Though Durrow compellingly shifts Rachel’s perspective to reflect her always-inexact, ever-changing insider-outsider position, at times she sacrifices the cohesiveness of the chronology.  Rachel’s age is too often uncertain, her voice more innocent than her experience would suggest.  Yet beneath the halting words lies a poetry that poignantly captures the pain and loss of death and separation from family. The reader can see the taunting looks of Rachel’s classmates, hear the Danish accent she suppresses, feel the widening circles of heat within her as she experiences her first kiss.

The Girl who Fell from the Sky, winner of the Bellwether Prize for best fiction that addresses issues of social justice, is a book that enlivens American identities of the past and the present.
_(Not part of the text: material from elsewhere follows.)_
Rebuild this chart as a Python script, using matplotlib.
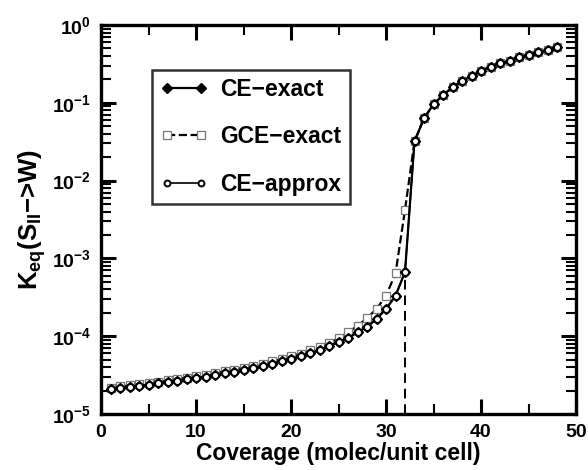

In these pages are echoes of our ancestors, Langston Hughes speaking to Nella Larsen, Nella Larsen speaking to Alice Walker, and this new voice—Durrow’s—speaking to us.

Heidi Durrow will give a reading and lecture at the University of Pittsburgh on April 13, 2010.

Liberty Hultberg is a Creative Nonfiction MFA candidate at the University of Pittsburgh whose writing deals with multiracial identity.